Dave Couche, a freshman biochemistry major, said the acting was his favorite part of the “Sex Signals” presentation.
“I think it’s good that we got like voices on both sides that we’re going towards the discussion,” Couche said. “I think it wasn’t really like a one-sided argument. There’s like, talk about problems on both sides, which is a step in the right direction.”
The second presentation, “Beating the Blame Game,” was presented by DiNicola and it analyzed victim blaming.
DiNicola spoke to students about the harmful effects of blaming the victim for each incident and how to respond to the situation.
“Someone may just need to vent about what happened to them,” DiNicola said. “Or maybe they want to take legal action.”
In DiNicola’s opinion, when people come together instead of blaming another individual, they can help in whatever way they need, whether reporting the incident or talking to a friend.

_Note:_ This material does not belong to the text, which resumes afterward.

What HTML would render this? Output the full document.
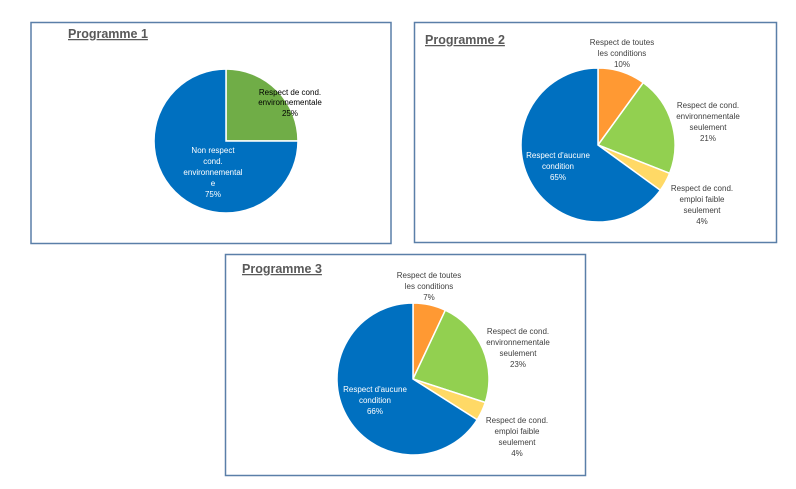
<!DOCTYPE html>
<html><head><meta charset="utf-8"><style>
body{margin:0;background:#fff;width:796px;height:489px;overflow:hidden}
svg{display:block;font-family:"Liberation Sans",sans-serif}
</style></head><body>
<svg id="s" width="796" height="489" viewBox="0 0 796 489">
<rect x="31" y="22.5" width="360" height="221" fill="#fff" stroke="#5a7fa8" stroke-width="1.5"/>
<rect x="414.5" y="22.5" width="362" height="220" fill="#fff" stroke="#5a7fa8" stroke-width="1.5"/>
<rect x="225.5" y="254.5" width="360" height="221" fill="#fff" stroke="#5a7fa8" stroke-width="1.5"/>
<g font-weight="bold" font-size="12.5" fill="#595959" text-decoration="underline">
<text x="68" y="38">Programme 1</text>
<text x="425" y="44">Programme 2</text>
<text x="242" y="273">Programme 3</text>
</g>
<g id="pies"></g>
<g font-size="8" text-anchor="middle" fill="#404040">
<text x="290" y="95" fill="#000">Respect de cond.</text>
<text x="290" y="105" fill="#000">environnementale</text>
<text x="290" y="116" fill="#000">25%</text>
<g fill="#fff"><text x="213" y="153">Non respect</text><text x="213" y="164">cond.</text><text x="213" y="175">environnemental</text><text x="213" y="186">e</text><text x="213" y="197">75%</text></g>

<text x="622" y="45">Respect de toutes</text><text x="622" y="56">les conditions</text><text x="622" y="67">10%</text>
<text x="708" y="108">Respect de cond.</text><text x="708" y="119">environnementale</text><text x="708" y="130">seulement</text><text x="708" y="141">21%</text>
<text x="702" y="191">Respect de cond.</text><text x="702" y="202">emploi faible</text><text x="702" y="213">seulement</text><text x="702" y="224">4%</text>
<g fill="#fff"><text x="558" y="158">Respect d'aucune</text><text x="558" y="169">condition</text><text x="558" y="180">65%</text></g>

<text x="429" y="278">Respect de toutes</text><text x="429" y="289">les conditions</text><text x="429" y="300">7%</text>
<text x="518" y="334">Respect de cond.</text><text x="518" y="345">environnementale</text><text x="518" y="356">seulement</text><text x="518" y="367">23%</text>
<text x="517" y="423">Respect de cond.</text><text x="517" y="434">emploi faible</text><text x="517" y="445">seulement</text><text x="517" y="456">4%</text>
<g fill="#fff"><text x="375" y="392">Respect d'aucune</text><text x="375" y="403">condition</text><text x="375" y="414">66%</text></g>
</g>
</svg>
<script>
function pie(cx,cy,r,vals,cols){
 var g=document.getElementById('pies'),a=0,h='';
 vals.forEach(function(v,i){
  var a2=a+v/100*2*Math.PI;
  var x1=cx+r*Math.sin(a),y1=cy-r*Math.cos(a),x2=cx+r*Math.sin(a2),y2=cy-r*Math.cos(a2);
  h+='<path d="M'+cx+','+cy+'L'+x1+','+y1+'A'+r+','+r+' 0 '+(v>50?1:0)+' 1 '+x2+','+y2+'Z" fill="'+cols[i]+'" stroke="#fff" stroke-width="1.5"/>';
  a=a2;});
 g.innerHTML+=h;
}
pie(226,141,72,[25,75],['#70ad47','#0070c0']);
pie(598,145,77,[10,21,4,65],['#ff9933','#92d050','#ffd966','#0070c0']);
pie(413,379,76,[7,23,4,66],['#ff9933','#92d050','#ffd966','#0070c0']);
</script>
</body></html>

“When we are laughing and engaging in conversation, we see each other as peers,” DiNicola said. “When we see things that are problematic, or when things are good, … we can encourage the good things and call out the problematic things.”

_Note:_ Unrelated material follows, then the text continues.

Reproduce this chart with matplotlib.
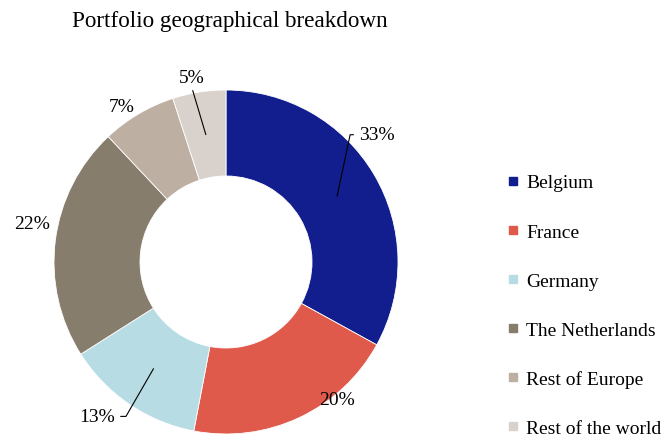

Students looked at real cases to learn how individuals are at risk of blaming the victim and to not make assumptions or excuses for the perpetrator.
A board with support and reporting resources showed YSU students where to go and who to call on campus if they need to report an incident or if they need someone to talk to.
Liza Askey, a sophomore political science and journalism major, attended the second presentation and said the humor helped ease the tension.
“I really thought this was beneficial because I feel like it’s often a topic that people are afraid to talk about,” she said. “This program specifically helps to spark a discussion, and it makes us maybe not so afraid to talk about it.”
In Askey’s opinion, the discussion educated students on the topic and how to prevent it from occurring on YSU’s campus.
“I liked how funny he was,” Askey said. “I feel like [DiNicola] put humor in it, and it’s such a serious topic and it made it more lighthearted and easier to discuss.”
Resources on campus for filing a report are the YSU Police Department and the Title IX office, and students who need to talk with a counselor can call Student Counseling Services.
“Put us out of a job,” DiNicola said. “We want to fight other battles, and this is one we can’t fight. We have to do the hard work of changing our communities.”